Fresh eyes
Six steps to better engagement on LinkedIn
“Should I be on LinkedIn?” and “Do we need a company LinkedIn page?” are two questions I often get asked.
For businesses that want to influence other businesses, LinkedIn is perhaps the most valuable social media channel, but it’s also one of the least understood. I still hear so many outdated misconceptions, such as it’s merely a tool for job hunters and recruitment consultants.
While it is undoubtedly used for those things, some of the most engaging marketing campaigns I’ve seen have been delivered through LinkedIn. So here’s some of my tips for how your business can get the most out of it.
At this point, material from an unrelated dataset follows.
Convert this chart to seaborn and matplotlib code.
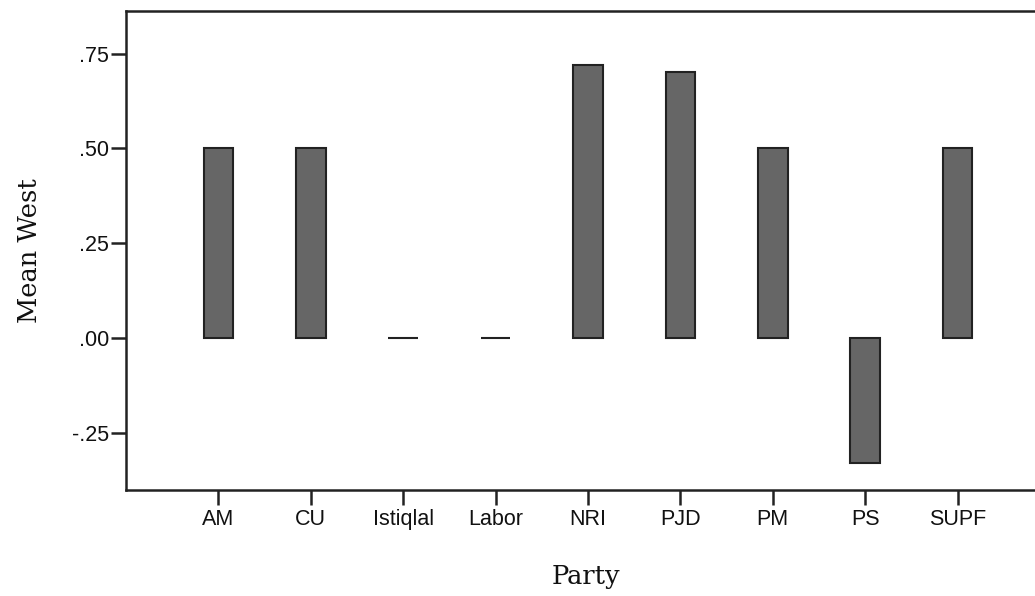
import matplotlib
matplotlib.use("Agg")
import matplotlib.pyplot as plt
import seaborn as sns
import pandas as pd

# data
parties = ["AM", "CU", "Istiqlal", "Labor", "NRI", "PJD", "PM", "PS", "SUPF"]
mean_west = [0.50, 0.50, 0.00, 0.00, 0.72, 0.70, 0.50, -0.33, 0.50]
y_ticks = [-0.25, 0.00, 0.25, 0.50, 0.75]
y_tick_labels = ["-.25", ".00", ".25", ".50", ".75"]

df = pd.DataFrame({"Party": parties, "Mean West": mean_west})

sns.set_style("white")
fig = plt.figure(figsize=(10.35, 5.96), dpi=100)
ax = fig.add_axes([126 / 1035, 1 - 490 / 596, 1 - 126 / 1035 + 0.01, (490 - 11) / 596])

sns.barplot(data=df, x="Party", y="Mean West", order=parties, color="#666666",
            saturation=1, width=0.32, edgecolor="#222222", linewidth=1.5, ax=ax)

ax.set_xlim(-1.0, 8.95)
ax.set_ylim(-0.40, 0.862)
ax.set_yticks(y_ticks)
ax.set_yticklabels(y_tick_labels)

for side in ["left", "bottom", "top"]:
    ax.spines[side].set_color("#222222")
    ax.spines[side].set_linewidth(1.8)
ax.spines["right"].set_visible(False)

ax.tick_params(axis="both", which="both", bottom=True, left=True, direction="out",
               length=11, width=1.8, color="#222222", labelsize=15.5,
               labelcolor="#111111", pad=1)
ax.tick_params(axis="x", pad=3)
for lab in ax.get_xticklabels() + ax.get_yticklabels():
    lab.set_family("Liberation Sans")

ax.set_xlabel("Party", family="DejaVu Serif", fontsize=18.5, labelpad=24, color="#111111")
ax.set_ylabel("Mean West", family="DejaVu Serif", fontsize=18.5, labelpad=22, color="#111111")

fig.savefig("out.png", dpi=100)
Consider how LinkedIn can solve a specific problem
There’s no point doing LinkedIn for the sake of it. It has to be part of a wider strategy, helping to achieve a specific objective. This might not necessarily be targeting customers. For example, Coca-Cola’s LinkedIn page has over a million followers, but it’s not using the channel to tell people how great the product is. It’s using it to attract employees and show its credentials as an activist for positive causes.
It’s a great example of using the best channel to target a specific audience. Of course, Coca-Cola spends millions annually on marketing, but think about how this could work on a smaller scale, for example by helping an accountancy firm target graduates, or a construction firm to showcase its community engagement work to potential clients.
Have a company LinkedIn page
Creating a company LinkedIn page will allow better engagement on LinkedIn. This is because it showcases your company, not just a single employee. It also allows your employees with professional LinkedIn profiles to act as ambassadors for the company, sharing the content you post to a wider audience.
Because a company LinkedIn page is publicly visible it also means that content you share from this page is ranked on the web and can improve your company’s search visibility. The analytics feature will also help you better measure the effectiveness of your updates, rather than if they were being shared from individual profiles.
Create content that people WANT to engage with
Your page shouldn’t be a sales pitch for your products, but a platform for giving your audience insight and information they can’t get elsewhere. For example, take a company that supplies protective workwear. How does it engage on a dry subject like workplace health and safety? It could film a series of ‘spot the hazard’ videos that encourage the audience to list the safety breaches in the comments section to be entered into a prize draw. It could produce a lively infographic showing the potentially ruinous cost of health and safety prosecutions. Further down the line it could provide a series of free informative guides with practical tips for creating a safe working environment. This enables the company to steadily build an online following without ever mentioning their own products.
Be prepared to pay to reach the right people
LinkedIn sponsored updates allow you to target your updates by location, company, job title, skills, groups, gender and age, among other demographics. If you want to get a message to a very specific audience, then you may wish to consider sponsored updates. Using the protective workwear specialist as an example again, they may want this content to be seen by HR managers in Manchester, facilities managers in Birmingham, or health and safety offices in Brighton. A sponsored update will help them reach the most relevant contacts.
Think long term
With LinkedIn there’s no need to post content every single day, but you do need to have a regular flow of content to ensure you don’t run out of steam. Define your key messages, segment your audience, and consider the best content format for that audience. This will allow you to plan your content months in advance. For example, a law firm might want to tell construction bosses about a fundamental change to contract law coming in next year. How could they use LinkedIn to target those people and what content will grab their attention?
Mind your etiquette – LinkedIn is NOT Facebook
Finally, one of the biggest bugbears of many LinkedIn users, myself included, is the ‘dumbing down’ of LinkedIn by people who treat it like their Facebook profile. LinkedIn is a social network for the business community and therefore it should be kept professional at all times. In short, do not talk about anything on LinkedIn that isn’t business related. Nothing is likely to turn off a LinkedIn audience more than a constant stream of irrelevant memes, holiday snaps and lunch pics. This is especially the case for company LinkedIn pages.